Henry Alford's 6 favorite books
The Thurber Carnival by James Thurber (Harper Perennial, $15). One of the funniest pieces of cultural dissonance ever produced is Thurber's review of Salvador Dalí's memoir, contained in this collection. Thurber writes, "The naked truth about me is to the naked truth about Salvador Dalí as an old ukulele in the attic is to a piano in a tree, and I mean a piano with breasts."

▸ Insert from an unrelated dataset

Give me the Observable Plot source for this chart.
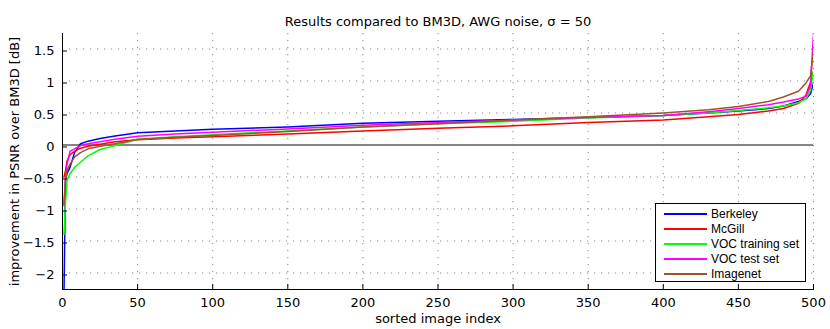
<!DOCTYPE html>
<html>
<head>
<meta charset="utf-8">
<script src="https://cdn.jsdelivr.net/npm/d3@7"></script>
<script src="https://cdn.jsdelivr.net/npm/@observablehq/plot@0.6"></script>
<style>
  html, body { margin: 0; padding: 0; background: #fff; }
  #wrap { position: relative; width: 830px; height: 329px; }
  #legend { position: absolute; left: 655px; top: 203px; width: 149px; height: 77px;
    border: 1px solid #000; background: #fff; font-family: "Liberation Sans", Arial, sans-serif; font-size: 12px; }
  .row { position: absolute; left: 0; height: 15px; display: flex; align-items: center; }
  .sw { display: inline-block; width: 43px; height: 2px; margin-left: 8px; margin-right: 4px; }
</style>
</head>
<body>
<div id="wrap"></div>
<script>
const seriesNames = ["Berkeley", "McGill", "VOC training set", "VOC test set", "Imagenet"];
const seriesColors = ["#0000ff", "#ff0000", "#00ff00", "#ff00ff", "#a0522d"];
const imageIndex = [1, 2, 3, 5, 8, 12, 17, 25, 35, 50, 75, 100, 150, 200, 250, 300, 350, 400, 430, 450, 470, 480, 490, 495, 498, 500];
const berkeley = [-2.3, -0.55, -0.45, -0.35, -0.12, 0.02, 0.06, 0.10, 0.14, 0.19, 0.22, 0.245, 0.28, 0.34, 0.37, 0.40, 0.43, 0.46, 0.50, 0.53, 0.57, 0.61, 0.68, 0.72, 0.80, 0.97];
const mcgill = [-0.5, -0.4, -0.25, -0.15, -0.10, -0.05, -0.02, 0.01, 0.05, 0.08, 0.11, 0.13, 0.17, 0.22, 0.26, 0.30, 0.35, 0.39, 0.44, 0.475, 0.53, 0.57, 0.65, 0.78, 0.98, 1.15];
const vocTraining = [-1.4, -0.9, -0.55, -0.45, -0.35, -0.27, -0.17, -0.07, -0.01, 0.09, 0.13, 0.16, 0.22, 0.28, 0.33, 0.37, 0.42, 0.46, 0.50, 0.54, 0.58, 0.61, 0.66, 0.72, 0.85, 1.16];
const vocTest = [-0.92, -0.5, -0.3, -0.1, -0.06, -0.01, 0.02, 0.05, 0.09, 0.135, 0.17, 0.20, 0.25, 0.31, 0.35, 0.39, 0.43, 0.46, 0.52, 0.57, 0.63, 0.67, 0.72, 0.76, 0.92, 1.74];
const imagenet = [-0.95, -0.55, -0.4, -0.3, -0.19, -0.12, -0.06, -0.02, 0.02, 0.085, 0.12, 0.15, 0.21, 0.28, 0.33, 0.39, 0.44, 0.50, 0.55, 0.60, 0.68, 0.75, 0.84, 0.97, 1.08, 1.47];
const xTicks = [0, 50, 100, 150, 200, 250, 300, 350, 400, 450, 500];
const yTicks = [-2, -1.5, -1, -0.5, 0, 0.5, 1, 1.5];
const titleText = "Results compared to BM3D, AWG noise, σ = 50";
const xLabel = "sorted image index";
const yLabel = "improvement in PSNR over BM3D [dB]";

const allSeries = [berkeley, mcgill, vocTraining, vocTest, imagenet];
const rows = [];
allSeries.forEach((vals, s) => {
  vals.forEach((v, k) => rows.push({ series: seriesNames[s], i: imageIndex[k], v }));
});

const fmt = d => (d < 0 ? "\u2212" : "") + String(Math.abs(d));
const font = "DejaVu Sans, sans-serif";

const chart = Plot.plot({
  width: 830,
  height: 329,
  marginLeft: 62,
  marginRight: 17,
  marginTop: 33,
  marginBottom: 40,
  style: { fontFamily: font, fontSize: "13px", background: "#fff", color: "#000" },
  x: { domain: [0, 500], ticks: xTicks },
  y: { domain: [-2.258, 1.742], ticks: yTicks },
  color: { domain: seriesNames, range: seriesColors },
  marks: [
    Plot.gridX(xTicks, { stroke: "#888", strokeOpacity: 1, strokeDasharray: "1.2,5.8" }),
    Plot.gridY(yTicks, { stroke: "#888", strokeOpacity: 1, strokeDasharray: "1.2,5.8" }),
    Plot.ruleY([0], { stroke: "#858585", strokeWidth: 2 }),
    Plot.line(rows, { x: "i", y: "v", z: "series", stroke: "series", strokeWidth: 1.5, clip: true }),
    Plot.axisX(xTicks, { tickSize: -5, tickPadding: 13, tickFormat: fmt, label: null, fontSize: 13 }),
    Plot.axisY(yTicks, { tickSize: -5, tickPadding: 13, tickFormat: fmt, label: null, fontSize: 13, dy: 2 }),
    Plot.frame({ anchor: "bottom", stroke: "#000" }),
    Plot.frame({ anchor: "left", stroke: "#000" }),
    Plot.text([titleText], { frameAnchor: "top", dy: -17, fontSize: 13 }),
    Plot.text([xLabel], { frameAnchor: "bottom", dy: 33, fontSize: 13 }),
    Plot.text([yLabel], { frameAnchor: "left", textAnchor: "middle", dx: -48, rotate: -90, fontSize: 13 })
  ]
});

const wrap = document.getElementById("wrap");
wrap.appendChild(chart);

const legend = document.createElement("div");
legend.id = "legend";
seriesNames.forEach((name, k) => {
  const row = document.createElement("div");
  row.className = "row";
  row.style.top = (2 + k * 15) + "px";
  const sw = document.createElement("span");
  sw.className = "sw";
  sw.style.background = seriesColors[k];
  const t = document.createElement("span");
  t.textContent = name;
  row.appendChild(sw);
  row.appendChild(t);
  legend.appendChild(row);
});
wrap.appendChild(legend);
</script>
</body>
</html>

The Great Gatsby by F. Scott Fitzgerald (Scribner, $15). Gatsby gets no respect as a comic novel, but it has more muffled, rueful laughter in it than you'll find in Chekhov's entire inventory. Come for the gorgeous writing and the doomed love, but stay for the winsome hilarity.
Depth Takes a Holiday by Sandra Tsing Loh (out of print). The NPR commentator's first book is a riotous collection of essays about bohemian Los Angeles. I knew that I would become friends with Loh long before I met her: Both of our first books contained the phrase "Danskin crotch panel."
Naked Pictures of Famous People by Jon Stewart (Harper, $15). The TV star's 1999 essay collection includes "Adolf Hitler: The Larry King Interview," in which Hitler confesses, "I was a very angry guy." But now: "I get up at seven, have half a melon, do the jumble in the morning paper, and then let the day take me where it will....When you stop having to control everything it's very freeing." Readers will be similarly freed.
New Fish Cookery by James Beard (Little, Brown, $25). Though the late chef and food pioneer Beard was not a humorist, his 1954 fish cookbook contains a comic gem — that being the sentence, "Here are grunions at their best." I like to utter this statement aloud at least three times a day — and I encourage you to do so, too.
Cold Comfort Farm by Stella Gibbons (Penguin, $15). You don't need to know this parody novel's antecedents — D.H. Lawrence and Thomas Hardy's rural melodramas — to weep with laughter at it: Backwoods yokelism is universal. Read it and "I saw something nasty in the woodshed" may become your new "grunions at their best," if not your new "Danskin crotch panel."